Hast Du mal probiert im BIOS des Rechners die Onbordschnittstellen abzuschalten? Dann die Zusatzkarte neu installieren.


----------



## zotos (14 März 2009)

myGoogle:
http://www.spotlight-wissen.de/archiv/message/1782215.html

http://www.winfaq.de/faq_html/Content/tip1000/onlinefaq.php?h=tip1220.htm


----------



## Larry Laffer (14 März 2009)

Hallo,
ProTool ist mit diesen Dingen nicht sehr kooperativ ...
Wenn du also den Vorschlag von *argv_user* nicht umsetzen kannst, dann sehe ich da schwarz. Mit einer umgeleiteten Schnittstelle arbeitet ProTool meines Wissens nicht ...

Gruß
LL


----------



## JoeJo (15 März 2009)

Hallo,
leider hat mein Board keine Com-Schnittstellen, somit läst sich Com 1 und 2 auch nicht im Bios abschalten. Ich bekomme die Schnittstellenkarte nicht dazu sich als Com 1 und 2 zu installieren. Mit Hilfe von Zotos Tipp habe ich eine virtuelle Com 1 eingerichtet bekomme sie aber nicht auf Com 2 umgeleitet. Ich habe mir soeben einen USB-Com Umsetzer bestellt und hoffe dass es damit funktioniert. 
Guß
Joe


----------



## Larry Laffer (16 März 2009)

Hallo,
und in deinem System (Gerätemanager) werden die beiden Schnittstellen nirgendwo reserviert ?
Vielleicht solltest du das doch nochmal kontrollieren. 

Gruß
LL


----------



## JoeJo (16 März 2009)

Nein die Beiden Schnittstellen tauchen im Gerätemanger nicht auf !
Joe


----------



## Rainer Hönle (16 März 2009)

Im Gerätemanager den COM3 (oder auch COM4) auswählen, auf Eigenschaften gehen, dann Anschlusseinstellungen, dann "Erweitert ...", dann eine neue COM-Nummer vergeben. Vielleicht hilft dies.


----------



## Larry Laffer (16 März 2009)

... dann solltest du (wenn das Board die Schnittstellen-Nummern nicht sperrt) deine Schnittstellenkarte genauso auch auf COM1 oder COM2 setzen können. Was ist denn deine erste verfügbare Nummer ? 3 ?


----------



## Rainer Hönle (16 März 2009)

JoeJo schrieb:


> Mit Hilfe von Zotos Tipp habe ich eine virtuelle Com 1 eingerichtet bekomme sie aber nicht auf Com 2 umgeleitet.
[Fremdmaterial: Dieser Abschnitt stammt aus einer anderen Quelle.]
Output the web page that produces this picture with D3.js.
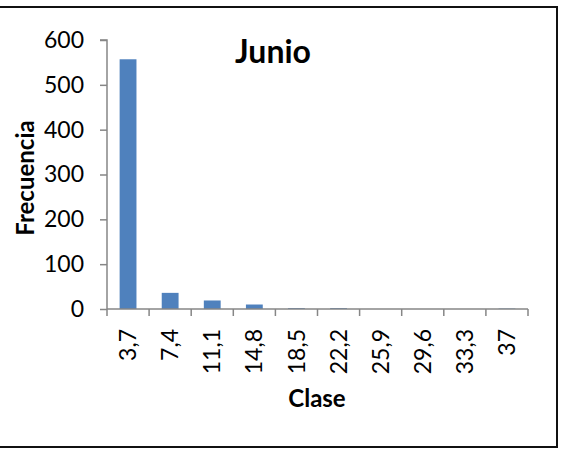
<!DOCTYPE html>
<html>
<head>
<meta charset="utf-8">
<script src="https://cdn.jsdelivr.net/npm/d3@7"></script>
<style>
  html, body { margin: 0; padding: 0; background: #fff; }
  svg { display: block; }
  text { font-family: Lato, "Open Sans", sans-serif; fill: #000; }
</style>
</head>
<body>
<div id="chart"></div>
<script>
// Frequency histogram for June
const classes = ["3,7", "7,4", "11,1", "14,8", "18,5", "22,2", "25,9", "29,6", "33,3", "37"];
const frequencies = [557, 36, 19, 10, 2, 2, 0, 0, 0, 1];
const yTicks = [0, 100, 200, 300, 400, 500, 600];

const W = 571, H = 449;
const plot = { left: 107, right: 528, top: 40, bottom: 309 };
const labelSize = 23;

const svg = d3.select("#chart").append("svg")
  .attr("width", W).attr("height", H);

// Chart frame (top, right, bottom edges)
svg.append("path")
  .attr("d", `M0,7H557V447H0`)
  .attr("fill", "none")
  .attr("stroke", "#111")
  .attr("stroke-width", 2);

const x = d3.scaleBand()
  .domain(classes)
  .range([plot.left, plot.right])
  .paddingInner(0.6)
  .paddingOuter(0.3);

const y = d3.scaleLinear()
  .domain([0, 600])
  .range([plot.bottom, plot.top]);

const axisColor = "#868686";

// Y axis
const yAxis = svg.append("g")
  .attr("transform", `translate(${plot.left},0)`)
  .call(d3.axisLeft(y).tickValues(yTicks).tickSize(7).tickPadding(16).tickFormat(d3.format("d")));
yAxis.select(".domain").attr("stroke", axisColor).attr("stroke-width", 1.5)
  .attr("d", `M-7,${y(600)}H0V${y(0)}`);
yAxis.selectAll(".tick line").attr("stroke", axisColor).attr("stroke-width", 1.5);
yAxis.selectAll(".tick text").attr("font-size", labelSize).attr("font-family", "Lato, sans-serif").attr("fill", "#000");

// Bars
svg.append("g").selectAll("rect")
  .data(classes.map((c, i) => ({ c, v: frequencies[i] })))
  .join("rect")
  .attr("x", d => x(d.c))
  .attr("width", x.bandwidth())
  .attr("y", d => y(d.v))
  .attr("height", d => y(0) - y(d.v))
  .attr("fill", "#4F81BD");

// X axis: baseline with ticks between categories
const gap = (x.step() - x.bandwidth()) / 2;
const bounds = classes.map(c => x(c) - gap).concat([x(classes[classes.length - 1]) + x.bandwidth() + gap]);
const xAxis = svg.append("g");
xAxis.append("line")
  .attr("x1", plot.left).attr("x2", bounds[bounds.length - 1])
  .attr("y1", y(0)).attr("y2", y(0))
  .attr("stroke", axisColor).attr("stroke-width", 1.5);
xAxis.selectAll("line.tk")
  .data(bounds)
  .join("line")
  .attr("class", "tk")
  .attr("x1", d => d).attr("x2", d => d)
  .attr("y1", y(0)).attr("y2", y(0) + 7)
  .attr("stroke", axisColor).attr("stroke-width", 1.5);
xAxis.selectAll("text")
  .data(classes)
  .join("text")
  .attr("transform", d => `translate(${x(d) + x.bandwidth() / 2},${y(0) + 20}) rotate(-90)`)
  .attr("text-anchor", "end")
  .attr("dy", "0.35em")
  .attr("font-size", labelSize)
  .text(d => d);

// Title
svg.append("text")
  .attr("x", 273).attr("y", 63)
  .attr("text-anchor", "middle")
  .attr("font-size", 32)
  .attr("font-weight", "bold")
  .text("Junio");

// Axis titles
svg.append("text")
  .attr("x", 317).attr("y", 407)
  .attr("text-anchor", "middle")
  .attr("font-size", 24)
  .attr("font-weight", "bold")
  .text("Clase");

svg.append("text")
  .attr("transform", `translate(34,178) rotate(-90)`)
  .attr("text-anchor", "middle")
  .attr("font-size", 24)
  .attr("font-weight", "bold")
  .text("Frecuencia");
</script>
</body>
</html>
Dies ist keine virtuelle COM-Schnittstelle. Dadurch wird die physikalische umbenannt. 
Eine virtuelle (z.B. für USB-V24-Umsetzer) kann ebenfalls auf diese Weise umbenannt werden. Aber ich dachte, es geht darum, die Hardware direkt anzusprechen.


----------



## argv_user (16 März 2009)

JoeJo schrieb:


> Hallo,
> leider hat mein Board keine Com-Schnittstellen, somit läst sich Com 1 und 2 auch nicht im Bios abschalten.



Ich möchte nur noch darauf hinweisen dass es bei Boards, die keine serielle Schnittstelle nach außen haben, noch lange nicht heißt dass das BIOS die nicht kennt; ich denke da nur an Infrarot-Schnittstellen bei Notebooks bzw. Pfostenleisten auf dem Board selber.

Vielleicht hilft Dir das ja weiter...

PS:
Unterschwellig unterstelle ich damit, dass Du im BIOS Setup noch nicht nachgesehen hast. Wenn doch bitte ich vorab um Entschuldigung.


----------



## JoeJo (16 März 2009)

Problem gelöst!
USB-Com Adapter für 5 Euro gekauft,  der lies sich auf Com 1 einstellen.
Mit ProTool und dem Adapter kann ich nun die Panel laden.
Danke für Eure Bemühungen.
Gruß
Joe


----------